## EXERCISE AIM:
Starting at the top of the listing, extract every line up to and including the one with "(sup) at (23,201)". Pictures stay out of the copy.

## DATASET CONTENT:
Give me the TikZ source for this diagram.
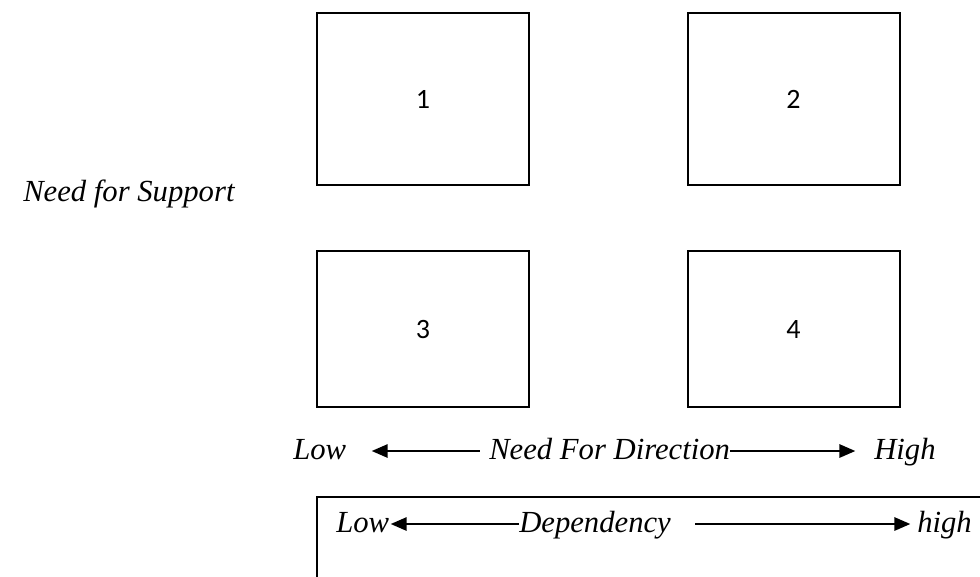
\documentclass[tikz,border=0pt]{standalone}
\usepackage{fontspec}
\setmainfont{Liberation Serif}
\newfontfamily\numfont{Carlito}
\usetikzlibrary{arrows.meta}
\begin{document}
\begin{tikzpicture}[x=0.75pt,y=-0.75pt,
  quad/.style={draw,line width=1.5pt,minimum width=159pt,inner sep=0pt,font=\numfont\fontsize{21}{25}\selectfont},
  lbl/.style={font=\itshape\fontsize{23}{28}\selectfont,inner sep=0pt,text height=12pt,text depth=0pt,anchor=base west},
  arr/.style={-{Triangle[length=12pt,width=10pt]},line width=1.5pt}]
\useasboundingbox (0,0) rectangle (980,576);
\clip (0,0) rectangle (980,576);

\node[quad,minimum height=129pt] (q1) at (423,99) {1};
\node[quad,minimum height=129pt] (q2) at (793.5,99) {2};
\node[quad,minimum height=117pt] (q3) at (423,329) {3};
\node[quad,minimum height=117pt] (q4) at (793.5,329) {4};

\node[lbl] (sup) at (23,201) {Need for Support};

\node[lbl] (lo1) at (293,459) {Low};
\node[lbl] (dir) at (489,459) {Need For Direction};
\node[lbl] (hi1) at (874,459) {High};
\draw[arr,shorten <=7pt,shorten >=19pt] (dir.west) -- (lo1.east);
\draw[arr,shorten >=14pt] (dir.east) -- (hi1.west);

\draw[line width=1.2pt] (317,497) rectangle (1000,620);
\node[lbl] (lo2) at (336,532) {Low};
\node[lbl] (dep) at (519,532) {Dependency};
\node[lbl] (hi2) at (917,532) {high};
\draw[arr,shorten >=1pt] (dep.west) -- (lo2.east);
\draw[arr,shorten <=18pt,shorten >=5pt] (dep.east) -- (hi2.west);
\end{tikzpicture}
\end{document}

## COMPLETED TASK:
Give me the TikZ source for this diagram.
\documentclass[tikz,border=0pt]{standalone}
\usepackage{fontspec}
\setmainfont{Liberation Serif}
\newfontfamily\numfont{Carlito}
\usetikzlibrary{arrows.meta}
\begin{document}
\begin{tikzpicture}[x=0.75pt,y=-0.75pt,
  quad/.style={draw,line width=1.5pt,minimum width=159pt,inner sep=0pt,font=\numfont\fontsize{21}{25}\selectfont},
  lbl/.style={font=\itshape\fontsize{23}{28}\selectfont,inner sep=0pt,text height=12pt,text depth=0pt,anchor=base west},
  arr/.style={-{Triangle[length=12pt,width=10pt]},line width=1.5pt}]
\useasboundingbox (0,0) rectangle (980,576);
\clip (0,0) rectangle (980,576);

\node[quad,minimum height=129pt] (q1) at (423,99) {1};
\node[quad,minimum height=129pt] (q2) at (793.5,99) {2};
\node[quad,minimum height=117pt] (q3) at (423,329) {3};
\node[quad,minimum height=117pt] (q4) at (793.5,329) {4};

\node[lbl] (sup) at (23,201) {Need for Support};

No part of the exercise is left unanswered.